Risk Management Practitioners Can Demonstrate Third Party Risk Management Program ROI with New Simplicity
Shared Assessments Best Practices Guide and New Visual Tools Help to Codify Program ROI with Unprecedented Clarity and Impact
The Shared Assessments Program, the member-driven leader in third party risk assurance, today issued a new best practices guide for risk professionals, “Building TPRM Resources in Light of Increasing Risks & Regulatory Change: Tools to Align with Business Goals.” The Tools and Guidelines in this paper provide a clear picture of the emerging challenges, and actionable tools to document the business case for optimizing TPRM resource allocation.
The guide addresses the relationship between expanding regulatory mandates, the changing risk landscape and program needs that help make executive-level support of comprehensive TPRM a clear priority. Until now, conveying these challenges to senior executives has often been a hit-or-miss and time-consuming process, one that has left too many organizations with underfunded programs and C-Suite executives underinformed of their organizations’ risk exposure.
Once narrowly focused in the financial services sector, regulatory change is now far more widespread as firms grapple with enhanced privacy legislation (GDPR, CCPA, etc.) and new requirements in other areas. The escalating regulatory expectations challenge TPRM functions in a number of ways:
- Regulators are demanding higher levels of compliance specificity.
- Regulators are aggressively enhancing existing rules and developing new regulations, not just in the United States, but internationally.
- More regulations apply across multiple industries.
- Emerging factors such as cloud computing are only just beginning to be addressed in regulation.
Third party risk managers often struggle to convey the need for the additional resources to develop and sustain a robust TPRM program. The Guide and Visual Tools enable practitioners to quickly create a coherent picture of the risk management challenges their organization faces and provides a means to document their business case for optimizing TPRM resource allocation within the organization.
Building an effective business case requires a sound business case that is well aligned to organizational priorities and is tailored to specific stakeholders. A robust case statement requires:
- understanding the changes in the regulatory landscape and the risk environment;
- doing the work of benchmarking the organization’s TPRM programs; and then
- applying that knowledge to show that a positive impact can be achieved by improved risk management with the highest risk vendors.
The Guideline Tools provide practitioners with a practical means of gauging the effectiveness of risk oversight around critical vendors. Understanding TPRM program effectiveness, especially in the case of critical services, is essential to continuing operations and achieving the organization’s most important goals. One of the guideline Tools is designed to examine TPRM program effectiveness in 11 focus areas that have grown to be increasingly pivotal to assuring good vendor security hygiene in most industries.

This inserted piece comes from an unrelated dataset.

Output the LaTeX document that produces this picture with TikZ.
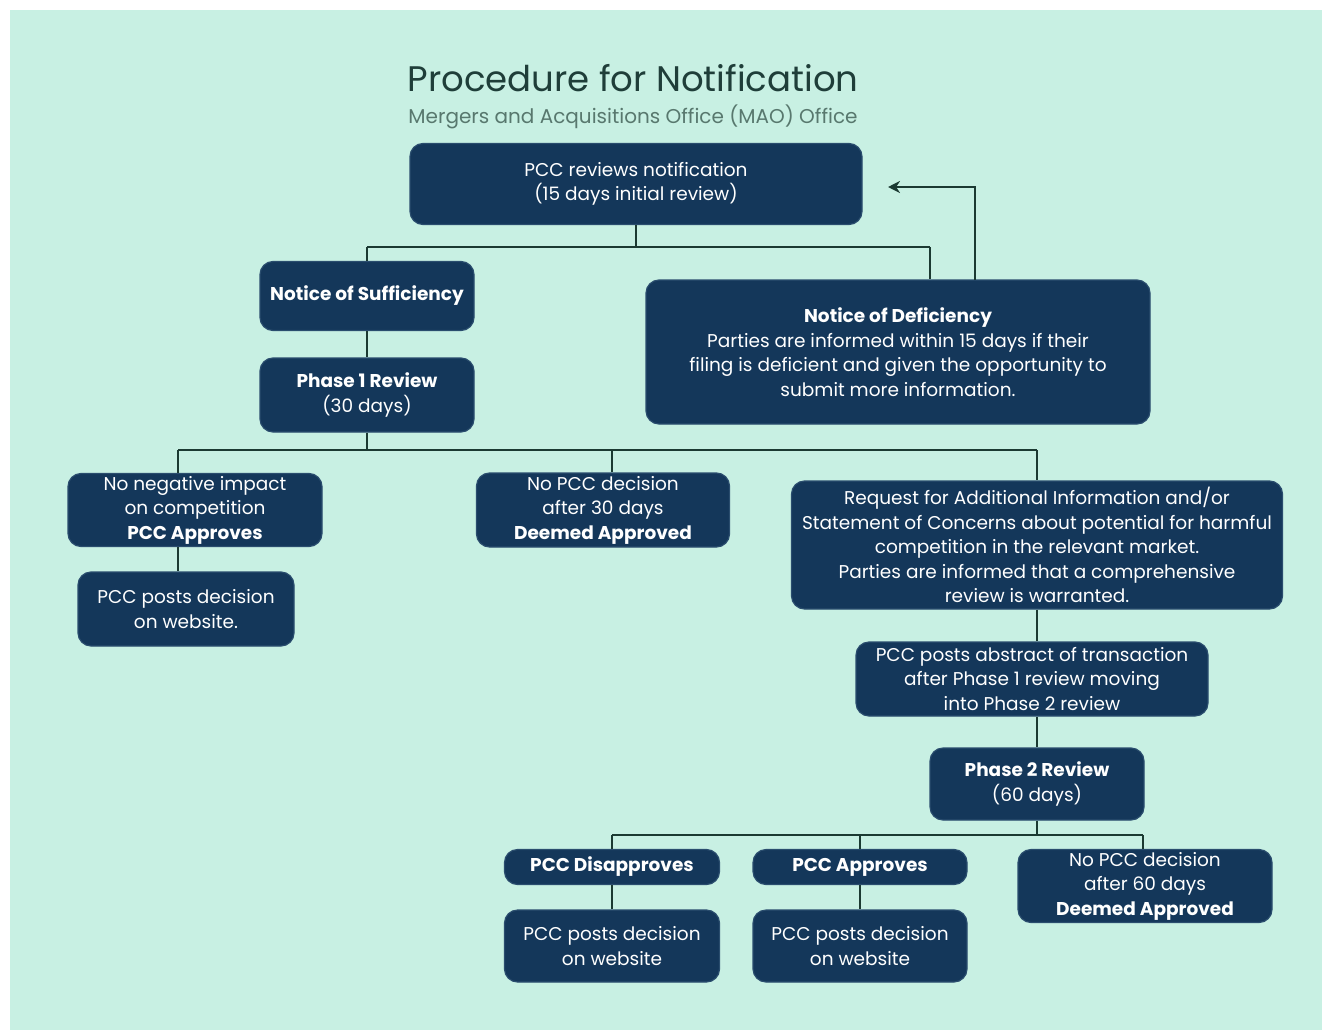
\documentclass[tikz,border=0pt]{standalone}
\usepackage{fontspec}
\setmainfont{Poppins}
\usetikzlibrary{arrows.meta}
\definecolor{mint}{HTML}{C8F0E3}
\definecolor{paleblue}{HTML}{CAE8F6}
\definecolor{navy}{HTML}{14375A}
\definecolor{boxedge}{HTML}{2A4D6E}
\definecolor{linecol}{HTML}{1B3A32}
\definecolor{titlecol}{HTML}{1F3E39}
\definecolor{subcol}{HTML}{58786E}
\newcommand{\nodefont}{\fontsize{18.5}{24.5}\selectfont}
\tikzset{
  box/.style={draw=boxedge, line width=1.2pt, fill=navy, rounded corners=13pt,
    text=white, align=center, font=\nodefont, inner sep=0pt},
  conn/.style={draw=linecol, line width=2.2pt},
}
\begin{document}
\begin{tikzpicture}[x=1pt,y=-1pt]
\useasboundingbox (0,0) rectangle (1327,1030);
\fill[white] (0,0) rectangle (1327,1030);
\fill[mint] (10,10) rectangle (1322,1030);
% title
\node[text=titlecol, font=\fontsize{35.5}{40}\selectfont] (title) at (633,78) {Procedure for Notification};
\node[text=subcol, font=\fontsize{20}{22}\selectfont] (subtitle) at (633,117) {Mergers and Acquisitions Office (MAO) Office};
% nodes
\node[box, minimum width=452, minimum height=81] (top) at (636,184) {PCC reviews notification\\(15 days initial review)};
\node[box, minimum width=214, minimum height=69] (nos) at (367,296) {\textbf{Notice of Sufficiency}};
\node[box, minimum width=214, minimum height=74] (p1) at (367,395) {\textbf{Phase 1 Review}\\(30 days)};
\node[box, minimum width=504, minimum height=144] (nod) at (898,352) {\textbf{Notice of Deficiency}\\Parties are informed within 15 days if their\\filing is deficient and given the opportunity to\\submit more information.};
\node[box, minimum width=254, minimum height=73] (neg) at (195,510) {No negative impact\\on competition\\\textbf{PCC Approves}};
\node[box, minimum width=216, minimum height=74] (negpost) at (186,609) {PCC posts decision\\on website.};
\node[box, minimum width=253, minimum height=74] (nodec1) at (603,510) {No PCC decision\\after 30 days\\\textbf{Deemed Approved}};
\node[box, minimum width=491, minimum height=128] (rfi) at (1037,545) {Request for Additional Information and/or\\Statement of Concerns about potential for harmful\\competition in the relevant market.\\Parties are informed that a comprehensive\\review is warranted.};
\node[box, minimum width=352, minimum height=74] (abs) at (1032,679) {PCC posts abstract of transaction\\after Phase 1 review moving\\into Phase 2 review};
\node[box, minimum width=214, minimum height=72] (p2) at (1037,784) {\textbf{Phase 2 Review}\\(60 days)};
\node[box, minimum width=215, minimum height=35] (dis) at (612,867) {\textbf{PCC Disapproves}};
\node[box, minimum width=214, minimum height=35] (app) at (860,867) {\textbf{PCC Approves}};
\node[box, minimum width=254, minimum height=73] (nodec2) at (1145,886) {No PCC decision\\after 60 days\\\textbf{Deemed Approved}};
\node[box, minimum width=215, minimum height=72] (dispost) at (612,946) {PCC posts decision\\on website};
\node[box, minimum width=214, minimum height=72] (apppost) at (860,946) {PCC posts decision\\on website};
% bar coordinates
\coordinate (b1L) at (367,247);
\coordinate (b1R) at (930,247);
\coordinate (b2L) at (178,450);
\coordinate (b2M) at (612,450);
\coordinate (b2R) at (1037,450);
\coordinate (b3L) at (612,835);
\coordinate (b3M) at (860,835);
\coordinate (b3R) at (1143,835);
\coordinate (fbStart) at (975,280);
\coordinate (fbTip) at (888,187);
% connectors
\draw[conn] (top.south) -- (top.south |- b1L);
\draw[conn] (b1L) -- (b1R);
\draw[conn] (b1L) -- (nos.north);
\draw[conn] (b1R) -- (b1R |- nod.north);
\draw[conn, -{Stealth[length=12pt,width=12pt]}] (fbStart) |- (fbTip);
\draw[conn] (nos.south) -- (p1.north);
\draw[conn] (p1.south) -- (p1.south |- b2L);
\draw[conn] (b2L) -- (b2R);
\draw[conn] (b2L) -- (b2L |- neg.north);
\draw[conn] (b2M) -- (b2M |- nodec1.north);
\draw[conn] (b2R) -- (rfi.north);
\draw[conn] (b2L |- neg.south) -- (b2L |- negpost.north);
\draw[conn] (rfi.south) -- (rfi.south |- abs.north);
\draw[conn] (rfi.south |- abs.south) -- (p2.north);
\draw[conn] (p2.south) -- (p2.south |- b3L);
\draw[conn] (b3L) -- (b3R);
\draw[conn] (b3L) -- (dis.north);
\draw[conn] (b3M) -- (app.north);
\draw[conn] (b3R) -- (b3R |- nodec2.north);
\draw[conn] (dis.south) -- (dispost.north);
\draw[conn] (app.south) -- (apppost.north);
\end{tikzpicture}
\end{document}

- Guideline Tool # 1: VRMMM Based tools for assessing program maturity
- Guideline Tool # 2: TPRM Effectiveness Factors and Heat Maps for scoring assessments and vendors
Over the past several years, overall vendor risk management maturity levels have demonstrated only modest improvement, according to ongoing benchmarking research (The Santa Fe Group, Shared Assessments Program and Protiviti, Inc., 2016-2018).
“It’s clear that even major organizations are having difficulty keeping pace with escalating regulatory expectations and with rapidly intensifying cybersecurity threats,” said Catherine A. Allen, Chairman and CEO of Shared Assessments. “Even in industries where there has historically been less regulation, organizations need to take into account those regulations that may touch their operations, such as cyber controls in manufacturing and for the broad category of government contractors. The tools and best practices introduced today provide practitioners with a lifeline to successfully overcome these challenges and drive the executive-level buy in and resource allocation essential for compliance.”
The Guideline Tools in the paper’s Appendix answer the important need for a practical means of gauging the effectiveness of risk oversight around critical vendors; as well as including templates that have proven to be useful for communicating those findings to executive management.